I cambiamenti che si sono determinati sono particolarmente connessi alla diffusione dei telefoni cellulari, che sono diventati la protesi digitale della nostra vita, ed in particolare della vita dei ragazzi. Secondo Paolo Siani, vietare l’acceso è impresa davvero complessa per la pervasività della diffusione, mentre è assolutamente indispensabile una campagna diffusa di informazione sulle distorsioni che si possono determinare.
L’Unesco, l’agenzia culturale delle Nazioni Unite, ha invitato a vietare l’uso nelle scuole degli smartphone. Recentemente in Italia il Ministro della pubblica istruzione e del merito ha emanato una circolare che vieta l’uso dei telefonini durante lo svolgimento della attività didattica.
La questione diventa estremamente più delicata se osserviamo il fenomeno durante l’età della prima infanzia. E’ stato rilevato che, nella fascia tra zero e due anni un quarto dei genitori fa leggere le favole ad Alexa. Questa scelta si traduce, secondo studi scientifici che sono stati pubblicati, in una perdita cognitiva irrimediabile per il minore.
Ogni minuto di ascolto da Alexa per un minore significa un apprendimento di sette parole in meno rispetto al caso di un minore che ascolta le favole dalla voce dei suoi genitori. Questo accade perché la voce metallica dello strumento rallenta la chiusura delle sinapsi nel cervello del minore, e peggiora il suo patrimonio cognitivo.

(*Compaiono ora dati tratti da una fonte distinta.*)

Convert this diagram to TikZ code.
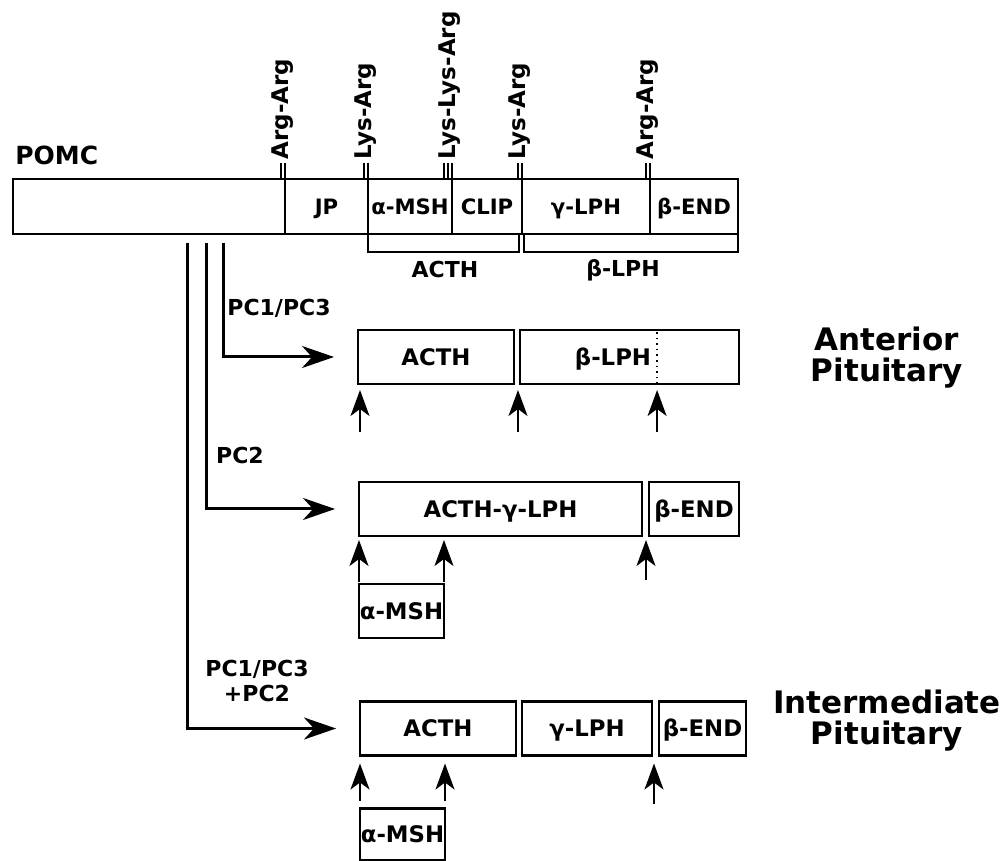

Meta, il colosso della rete, ha promosso proprio per queste ragioni una iniziativa assieme ai pediatri per consentire un uso consapevole dei social media e delle applicazioni tecnologiche.
I dati sono davvero preoccupanti: il 26% dei minori al di sotto dei due anni usa il telefonino, per arrivare al 64% nella fascia tra i 3 ed i 5 anni. Questi comportamenti sociali sono difficilmente modificabili, come del resto è accaduto nella scorsa generazione per l’accesso e l’uso della televisione, e poi del computer.

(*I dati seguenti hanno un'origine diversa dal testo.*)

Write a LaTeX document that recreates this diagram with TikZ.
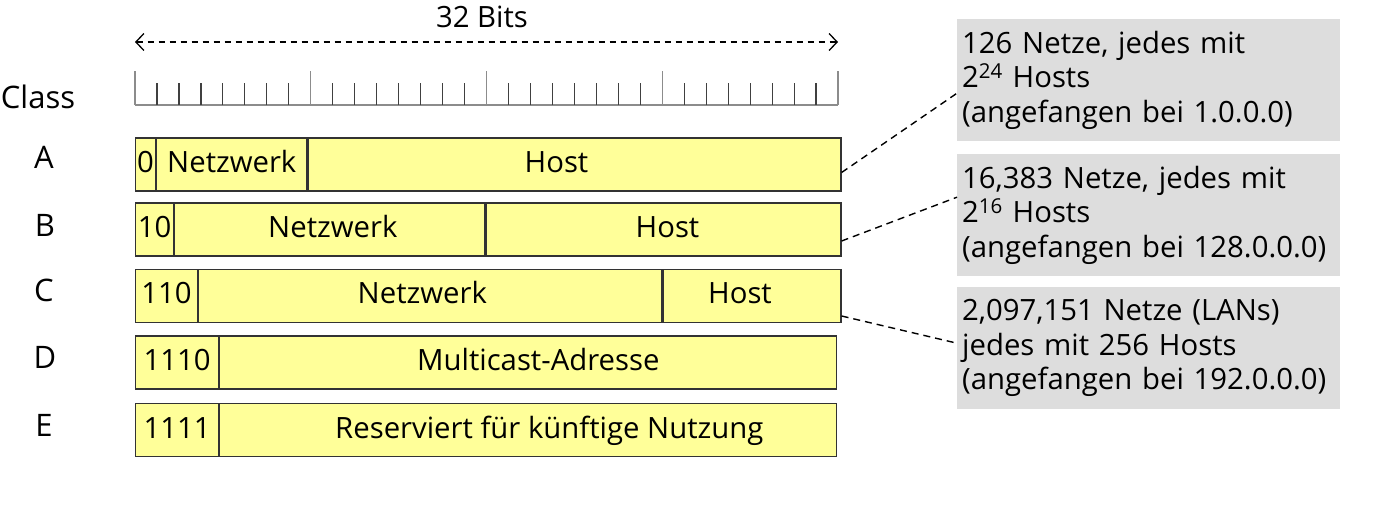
\documentclass[tikz,border=0pt]{standalone}
\usepackage{fontspec}
\setmainfont{Open Sans}
\usetikzlibrary{arrows.meta,positioning,calc}
\definecolor{fieldyellow}{HTML}{FFFF99}
\definecolor{infogray}{HTML}{DDDDDD}
\definecolor{rulergray}{HTML}{8C8C8C}

\begin{document}
\begin{tikzpicture}[x=1pt,y=-1pt,
  every node/.style={font=\fontsize{29.3}{34.5}\selectfont,inner sep=0pt},
  field/.style={draw=black!80,fill=fieldyellow,line width=1.2pt,minimum height=53pt,text height=22pt,text depth=6pt},
  nudge right/.style={execute at begin node={\hspace*{#1}}},
  nudge left/.style={execute at end node={\hspace*{#1}}},
  classlabel/.style={font=\fontsize{31}{36}\selectfont,anchor=base},
  info/.style={fill=infogray,anchor=north west,minimum height=122pt,text width=373pt,inner xsep=5pt,align=left},
  link/.style={dash pattern=on 7pt off 5pt,line width=1.4pt}]
\useasboundingbox (0,0) rectangle (1382,521);

% width of the address
\node[anchor=base] (bitslabel) at (482,28) {32 Bits};
\coordinate (bitsL) at (135,42);
\coordinate (bitsR) at (838,42);
\draw[{Straight Barb[length=8pt,width=17pt]}-{Straight Barb[length=8pt,width=17pt]},dash pattern=on 6pt off 5pt,line width=1.3pt] (bitsL) -- (bitsR);

% bit ruler
\draw[rulergray,line width=1.4pt] (135,105) -- (838,105);
\foreach \i in {0,8,...,32}
  \draw[rulergray,line width=1.4pt] ({135+\i*21.97},105) -- ++(0,-34);
\foreach \i in {1,...,31}{
  \pgfmathtruncatemacro\r{mod(\i,8)}
  \ifnum\r>0 \draw[black!75,line width=1.2pt] ({135+\i*21.97},105) -- ++(0,-22);\fi
}

% class labels
\node[classlabel] (classhead) at (38,109) {Class};
\node[classlabel] (classA) at (44,169) {A};
\node[classlabel] (classB) at (45,237) {B};
\node[classlabel] (classC) at (44,302) {C};
\node[classlabel] (classD) at (45,368) {D};
\node[classlabel] (classE) at (44,436) {E};

% class A
\node[field,minimum width=20pt,anchor=west] (bitsA) at (135,164.5) {0};
\node[field,minimum width=150pt,right=0pt of bitsA] (netA) {Netzwerk};
\node[field,minimum width=533pt,nudge left=36pt,right=0pt of netA] (hostA) {Host};
% class B
\node[field,minimum width=38pt,anchor=west] (bitsB) at (135,229.5) {10};
\node[field,minimum width=310pt,nudge right=6pt,right=0pt of bitsB] (netB) {Netzwerk};
\node[field,minimum width=355pt,nudge right=8pt,right=0pt of netB] (hostB) {Host};
% class C
\node[field,minimum width=62pt,anchor=west] (bitsC) at (135,296) {110};
\node[field,minimum width=463pt,nudge left=16pt,right=0pt of bitsC] (netC) {Netzwerk};
\node[field,minimum width=178pt,nudge left=24pt,right=0pt of netC] (hostC) {Host};
% class D
\node[field,minimum width=83pt,anchor=west] (bitsD) at (135,362.5) {1110};
\node[field,minimum width=617pt,nudge right=20pt,right=0pt of bitsD] (restD) {Multicast-Adresse};
% class E
\node[field,minimum width=83pt,anchor=west] (bitsE) at (135,430) {1111};
\node[field,minimum width=617pt,nudge right=42pt,right=0pt of bitsE] (restE) {Reserviert für künftige Nutzung};

% notes
\node[info] (infoA) at (957,19) {126 Netze, jedes mit\\2\textsuperscript{24} Hosts\\(angefangen bei 1.0.0.0)};
\node[info] (infoB) at (957,154) {16,383 Netze, jedes mit\\2\textsuperscript{16} Hosts\\(angefangen bei 128.0.0.0)};
\node[info] (infoC) at (957,287) {2,097,151 Netze (LANs)\\jedes mit 256 Hosts\\(angefangen bei 192.0.0.0)};

\draw[link] ([yshift=-8pt]hostA.east) -- ([yshift=-13pt]infoA.west);
\draw[link] ([yshift=-11.5pt]hostB.east) -- ([yshift=18pt]infoB.west);
\draw[link] ([yshift=-20pt]hostC.east) -- ([yshift=5pt]infoC.west);
\end{tikzpicture}
\end{document}
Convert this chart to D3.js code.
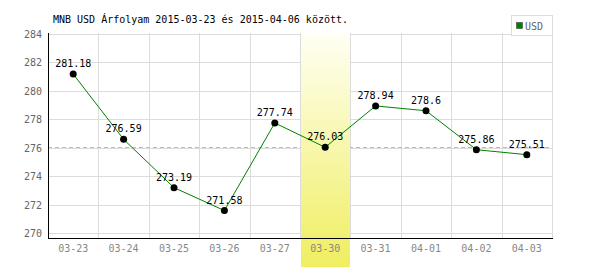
<!DOCTYPE html>
<html lang="hu">
<head>
<meta charset="UTF-8">
<title>MNB USD árfolyam</title>
<style>
    body { margin: 0; background: #fff; }
    svg text { font-family: "DejaVu Sans Mono", monospace; font-size: 10px; }
    .grid line { stroke: #dcdcdc; stroke-width: 1px; shape-rendering: crispEdges; }
</style>
</head>
<body>
<div id="chart"></div>
<script src="https://d3js.org/d3.v7.min.js"></script>
<script>
    // data
    const dates = ["03-23", "03-24", "03-25", "03-26", "03-27", "03-30", "03-31", "04-01", "04-02", "04-03"];
    const usd = [281.18, 276.59, 273.19, 271.58, 277.74, 276.03, 278.94, 278.6, 275.86, 275.51];
    const yTicks = [270, 272, 274, 276, 278, 280, 282, 284];
    const highlight = "03-30";
    const refValue = 276.03;

    const width = 600, height = 270;
    const plotLeft = 48, plotRight = 552, plotTop = 34, plotBottom = 238;

    const svg = d3.select("#chart").append("svg")
        .attr("width", width)
        .attr("height", height);

    const x = d3.scaleBand().domain(dates).range([plotLeft, plotRight]).padding(0);
    const y = d3.scaleLinear().domain([270, 284]).range([233, plotTop]);

    // highlight band gradient
    const defs = svg.append("defs");
    const grad = defs.append("linearGradient")
        .attr("id", "hl").attr("x1", 0).attr("y1", 0).attr("x2", 0).attr("y2", 1);
    grad.append("stop").attr("offset", "0%").attr("stop-color", "#fffff4");
    grad.append("stop").attr("offset", "100%").attr("stop-color", "#f0ee60");

    // horizontal grid
    svg.append("g").attr("class", "grid")
        .selectAll("line").data(yTicks).enter().append("line")
        .attr("x1", plotLeft).attr("x2", plotRight)
        .attr("y1", d => Math.round(y(d)) + 0.5).attr("y2", d => Math.round(y(d)) + 0.5);

    // vertical grid
    svg.append("g").attr("class", "grid")
        .selectAll("line").data(dates.slice(1).concat(["end"])).enter().append("line")
        .attr("x1", d => d === "end" ? plotRight : Math.round(x(d)) + 0.5)
        .attr("x2", d => d === "end" ? plotRight : Math.round(x(d)) + 0.5)
        .attr("y1", plotTop - 1).attr("y2", plotBottom);

    // reference dashed line
    svg.append("line")
        .attr("x1", plotLeft).attr("x2", plotRight)
        .attr("y1", Math.round(y(refValue)) + 0.5).attr("y2", Math.round(y(refValue)) + 0.5)
        .attr("stroke", "#a8c8a8").attr("stroke-dasharray", "4,3");

    // highlighted day
    svg.append("rect")
        .attr("x", Math.round(x(highlight)) + 1)
        .attr("y", plotTop - 1)
        .attr("width", Math.round(x.bandwidth()) - 1)
        .attr("height", 267 - plotTop + 1)
        .attr("fill", "url(#hl)");

    // axes
    svg.append("line")
        .attr("x1", plotLeft + 0.5).attr("x2", plotLeft + 0.5).attr("y1", plotTop - 1).attr("y2", plotBottom)
        .attr("stroke", "#000");
    svg.append("line")
        .attr("x1", plotLeft).attr("x2", plotRight + 1).attr("y1", plotBottom + 0.5).attr("y2", plotBottom + 0.5)
        .attr("stroke", "#000");

    svg.append("g").selectAll("text").data(yTicks).enter().append("text")
        .attr("x", plotLeft - 6)
        .attr("y", d => y(d) + 4)
        .attr("text-anchor", "end")
        .attr("fill", "#666")
        .text(d => d);

    svg.append("g").selectAll("text").data(dates).enter().append("text")
        .attr("x", d => x(d) + x.bandwidth() / 2)
        .attr("y", 252)
        .attr("text-anchor", "middle")
        .attr("fill", "#888")
        .text(d => d);

    // series
    const line = d3.line()
        .x((d, i) => x(dates[i]) + x.bandwidth() / 2)
        .y(d => y(d));

    svg.append("path")
        .datum(usd)
        .attr("d", line)
        .attr("fill", "none")
        .attr("stroke", "#008000")
        .attr("stroke-width", 1);

    svg.append("g").selectAll("circle").data(usd).enter().append("circle")
        .attr("cx", (d, i) => x(dates[i]) + x.bandwidth() / 2)
        .attr("cy", d => y(d))
        .attr("r", 3.5)
        .attr("fill", "#000");

    svg.append("g").selectAll("text").data(usd).enter().append("text")
        .attr("x", (d, i) => x(dates[i]) + x.bandwidth() / 2)
        .attr("y", d => y(d) - 7)
        .attr("text-anchor", "middle")
        .attr("fill", "#000")
        .text(d => d);

    // title
    svg.append("text")
        .attr("x", 53)
        .attr("y", 23)
        .attr("fill", "#000")
        .text("MNB USD Árfolyam 2015-03-23 és 2015-04-06 között.");

    // legend
    const legend = svg.append("g");
    legend.append("rect")
        .attr("x", 511.5).attr("y", 15.5).attr("width", 41).attr("height", 20)
        .attr("fill", "#fff").attr("stroke", "#ddd");
    legend.append("rect")
        .attr("x", 516.5).attr("y", 22.5).attr("width", 6).attr("height", 6)
        .attr("fill", "#008000").attr("stroke", "#333").attr("stroke-width", 0.5);
    legend.append("text")
        .attr("x", 525).attr("y", 30)
        .attr("fill", "#666")
        .text("USD");
</script>
</body>
</html>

La strada di una campagna di informazione pervasiva appare assolutamente indispensabile: questa necessità stenta ad emergere e ad essere praticata. Corriamo il rischio di scoprire tutte le ricadute negative di questo dissennato uso delle nuove tecnologie quando sarà troppo tardi per gli attuali neonati e ragazzi. Lo ha fatto rilevare nel suo intervento il Maggiore dei Carabinieri Tognoni. Bisogna cominciare dalle famiglie: manca la consapevolezza per governare il fenomeno da parte dei genitori.
A concludere la discussione è intervenuta la psicologa Roberta Vacca. Emergono comportamenti che inducono ad una schizofrenia tra vita reale e vita virtuale, come l’egosurfing, vale a dire la patologia di misurarsi sulla base dei like ricevuti nelle proprie esternazioni digitali.
Emerge un narcisismo digitale, che ormai è una componente patologica del tradizionale narcisismo, da alcuni ormai definito anche 2.0: questo fenomeno sta comportando l’affermazione di un modello sociale in cui si è vittime e carnefici al tempo stesso. I nostri neonati ed i nostri ragazzi possono essere i capri espiatori di una distrazione collettiva sull’effetto che si sta determinando per effetto del nostro passaggio alla società digitale.